In the wild Lanner Falcon numbers are somewhat declining in Europe, though the species remains relatively common in parts of Africa.
The Lanner Falcon is a bird of open country and savanna.
It is a large falcon, at 43-50cm length with a wingspan of 95-105cm.
European Lanner Falcons (Falco biarmicus feldeggi, also called Feldegg’s Falcon) have slate grey or brown-grey upperparts; most African subspecies are a paler blue grey above. The breast is streaked in northern birds, resembling greyish Saker Falcons, but the Lanner has a reddish back to the head.
Males and females look alike, but the browner young birds resemble Saker Falcons even more. However, Sakers have a lighter top of the head and less clear head-side patterns.
It usually hunts by horizontal pursuit, rather than the Peregrine’s stoop from a height, and takes mainly bird prey in flight.
It lays 3-4 eggs on a cliff ledge nest, or occasionally in an old stick nest in a tree.
Lanner Falcon males are called lannerets in falconry, where the species is sometimes used as a ‘first falcon’ by less-experienced falconers. Displaying a good nature sometimes lacking in more highly powered birds, what Lanners lack in hunting prowess they more than make up for in personality. Outstandingly maneuverable, they use their large tails and relatively low wing loading to perform exceptionally to the lure and can take a range of small birds as prey. One of the few raptors to attack prey head on at times, their tactics of ambush and surprise make them entertaining birds for crowds to enjoy.
They are bred in captivity for falconry; hybrids with the Peregrine Falcon (“perilanners”) are also often seen. Merret (1666) claimed that the “lanar” lived in Sherwood Forest and the Forest of Dean in England; such populations would seem to derive from escaped hunting birds of the nobility.
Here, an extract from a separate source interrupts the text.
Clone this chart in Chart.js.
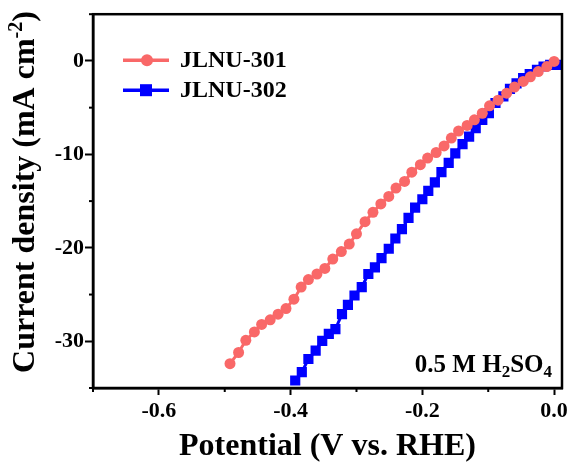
<!DOCTYPE html>
<html>
<head>
<meta charset="utf-8">
<script src="https://cdn.jsdelivr.net/npm/chart.js@4/dist/chart.umd.min.js"></script>
<style>
  html,body{margin:0;padding:0;background:#fff;}
  #wrap{width:572px;height:466px;position:relative;}
</style>
</head>
<body>
<div id="wrap"><canvas id="lsv"></canvas></div>
<script>
// ---- data ----
const seriesNames = ["JLNU-301", "JLNU-302"];
const potential301 = [-0.492,-0.479,-0.468,-0.455,-0.444,-0.431,-0.419,-0.407,-0.395,-0.384,
  -0.373,-0.360,-0.348,-0.336,-0.323,-0.311,-0.300,-0.287,-0.275,-0.263,
  -0.251,-0.240,-0.227,-0.216,-0.203,-0.192,-0.179,-0.167,-0.156,-0.145,
  -0.132,-0.121,-0.109,-0.098,-0.085,-0.072,-0.060,-0.047,-0.036,-0.024,-0.011,0];
const current301 = [-32.4,-31.2,-29.9,-29.0,-28.2,-27.7,-27.1,-26.5,-25.5,-24.2,
  -23.4,-22.8,-22.2,-21.2,-20.4,-19.6,-18.5,-17.2,-16.2,-15.3,
  -14.5,-13.6,-12.9,-11.9,-11.1,-10.4,-9.8,-9.1,-8.25,-7.5,
  -6.9,-6.3,-5.6,-4.8,-4.2,-3.45,-2.8,-2.2,-1.7,-1.14,-0.6,-0.05];
const potential302 = [-0.393,-0.383,-0.373,-0.362,-0.352,-0.342,-0.332,-0.322,-0.313,-0.303,
  -0.292,-0.282,-0.272,-0.262,-0.251,-0.241,-0.231,-0.221,-0.211,-0.200,
  -0.191,-0.181,-0.171,-0.160,-0.150,-0.139,-0.129,-0.119,-0.109,-0.099,
  -0.089,-0.077,-0.067,-0.057,-0.047,-0.037,-0.026,-0.016,-0.006,0.004];
const current302 = [-34.2,-33.3,-31.9,-31.0,-29.95,-29.2,-28.7,-27.1,-26.1,-25.1,
  -24.2,-22.8,-22.1,-21.1,-20.1,-19.0,-18.0,-16.8,-15.7,-14.8,
  -13.9,-13.0,-11.9,-10.9,-9.9,-8.9,-8.1,-7.2,-6.3,-5.6,
  -4.5,-3.8,-3.0,-2.4,-1.85,-1.4,-0.96,-0.6,-0.43,-0.43];

const xTicks = [-0.6,-0.4,-0.2,0.0];
const xMinor = [-0.7,-0.5,-0.3,-0.1];
const yTicks = [0,-10,-20,-30];
const yMinor = [5,-5,-15,-25,-35];

const SERIF = "'Liberation Serif','Times New Roman',serif";
const RED = "#f96868", BLUE = "#0000ff";

const pts = (xs, ys) => xs.map((x,i)=>({x, y: ys[i]}));

/* frame, minor ticks, legend, labels */
const extras = {
  id: "extras",
  afterDatasetsDraw(chart){
    const {ctx, chartArea:a, scales:{x, y}} = chart;
    ctx.save();
    ctx.strokeStyle = "#000";
    ctx.lineWidth = 2.5;
    ctx.strokeRect(a.left, a.top, a.right-a.left, a.bottom-a.top);
    ctx.lineWidth = 2;
    xMinor.forEach(v=>{
      const px = x.getPixelForValue(v);
      ctx.beginPath(); ctx.moveTo(px, a.bottom); ctx.lineTo(px, a.bottom+4); ctx.stroke();
    });
    yMinor.forEach(v=>{
      const py = y.getPixelForValue(v);
      ctx.beginPath(); ctx.moveTo(a.left, py); ctx.lineTo(a.left-4, py); ctx.stroke();
    });

    // legend
    chart.data.datasets.forEach((ds,i)=>{
      const ly = a.top + 46 + i*30, lx = a.left + 30;
      ctx.strokeStyle = ds.borderColor; ctx.lineWidth = 3.5;
      ctx.beginPath(); ctx.moveTo(lx, ly); ctx.lineTo(lx+46, ly); ctx.stroke();
      ctx.fillStyle = ds.borderColor;
      if (ds.pointStyle === "rect") ctx.fillRect(lx+23-6, ly-6, 12, 12);
      else { ctx.beginPath(); ctx.arc(lx+24, ly, 6, 0, Math.PI*2); ctx.fill(); }
      ctx.fillStyle = "#000";
      ctx.font = "bold 24px " + SERIF;
      ctx.textBaseline = "middle"; ctx.textAlign = "left";
      ctx.fillText(ds.label, lx+57, ly+1);
    });

    // electrolyte note with subscripts
    const parts = [["0.5 M H",0],["2",1],["SO",0],["4",1]];
    const big = "bold 25px " + SERIF, small = "bold 17px " + SERIF;
    let w = 0;
    parts.forEach(p=>{ ctx.font = p[1]?small:big; w += ctx.measureText(p[0]).width; });
    let tx = a.right - 10 - w; const base = a.bottom - 16;
    ctx.textBaseline = "alphabetic"; ctx.fillStyle = "#000";
    parts.forEach(p=>{
      ctx.font = p[1]?small:big;
      ctx.fillText(p[0], tx, base + (p[1]?5:0));
      tx += ctx.measureText(p[0]).width;
    });

    // y title with superscript
    const yparts = [["Current density (mA cm",0],["-2",1],[")",0]];
    const tf = "bold 32px " + SERIF, sf = "bold 20px " + SERIF;
    let tw = 0;
    yparts.forEach(p=>{ ctx.font = p[1]?sf:tf; tw += ctx.measureText(p[0]).width; });
    ctx.translate(34, 192);
    ctx.rotate(-Math.PI/2);
    let sx = -tw/2;
    yparts.forEach(p=>{
      ctx.font = p[1]?sf:tf;
      ctx.fillText(p[0], sx, p[1]?-12:0);
      sx += ctx.measureText(p[0]).width;
    });
    ctx.restore();
  }
};

new Chart(document.getElementById("lsv"), {
  type: "line",
  data: {
    datasets: [
      { label: seriesNames[0], data: pts(potential301, current301),
        borderColor: RED, backgroundColor: RED, borderWidth: 3,
        pointStyle: "circle", pointRadius: 5.5, pointBorderWidth: 0, pointBackgroundColor: RED },
      { label: seriesNames[1], data: pts(potential302, current302),
        borderColor: BLUE, backgroundColor: BLUE, borderWidth: 3,
        pointStyle: "rect", pointRadius: 7.2, pointBorderWidth: 0, pointBackgroundColor: BLUE }
    ]
  },
  options: {
    responsive: true, maintainAspectRatio: false, animation: false,
    layout: { padding: { top: 14, right: 10, left: 0, bottom: 0 } },
    plugins: { legend: { display: false }, tooltip: { enabled: false } },
    elements: { line: { tension: 0 } },
    scales: {
      x: {
        type: "linear", min: -0.7, max: 0.012,
        afterBuildTicks: s => { s.ticks = xTicks.map(v=>({value:v})); },
        afterFit: s => { s.height = 78; },
        grid: { drawOnChartArea: false, tickLength: 7, tickColor: "#000", tickWidth: 2 },
        border: { display: true, color: "#000", width: 2.5 },
        ticks: { color: "#000", padding: 3, font: { family: SERIF, size: 22, weight: "bold" },
                 callback: v => v.toFixed(1) },
        title: { display: true, text: "Potential (V vs. RHE)", color: "#000",
                 font: { family: SERIF, size: 32, weight: "bold" }, padding: { top: 0, bottom: 0 } }
      },
      y: {
        type: "linear", min: -35, max: 5,
        afterBuildTicks: s => { s.ticks = yTicks.map(v=>({value:v})); },
        afterFit: s => { s.width = 93; },
        grid: { drawOnChartArea: false, tickLength: 8, tickColor: "#000", tickWidth: 2 },
        border: { display: true, color: "#000", width: 2.5 },
        ticks: { color: "#000", padding: 1, font: { family: SERIF, size: 22, weight: "bold" },
                 callback: v => String(v) }
      }
    }
  },
  plugins: [extras]
});
</script>
</body>
</html>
This is presumably the oldest living hierofalcon species. Support for this assumption comes mainly from biogeography agreeing better with the confusing pattern of DNA sequence data in this case than in others. Nonetheless, there is rampant hybridization (see also Perilanner) and incomplete lineage sorting which confounds the data to a massive extent; molecular studies with small sample sizes can simply not be expected to yield reliable conclusions in the entire hierofalcon group. In any case, the radiation of the entire living diversity of hierofalcons seems to have taken place in the Eemian interglacial at the start of the Late Pleistocene, a mere 130,000-115,000 years ago; the Lanner Falcons would thus represent the lineage that became isolated in sub-Saharan Africa at some time during the Riss glaciation (200,000 to 130,000 years ago) already.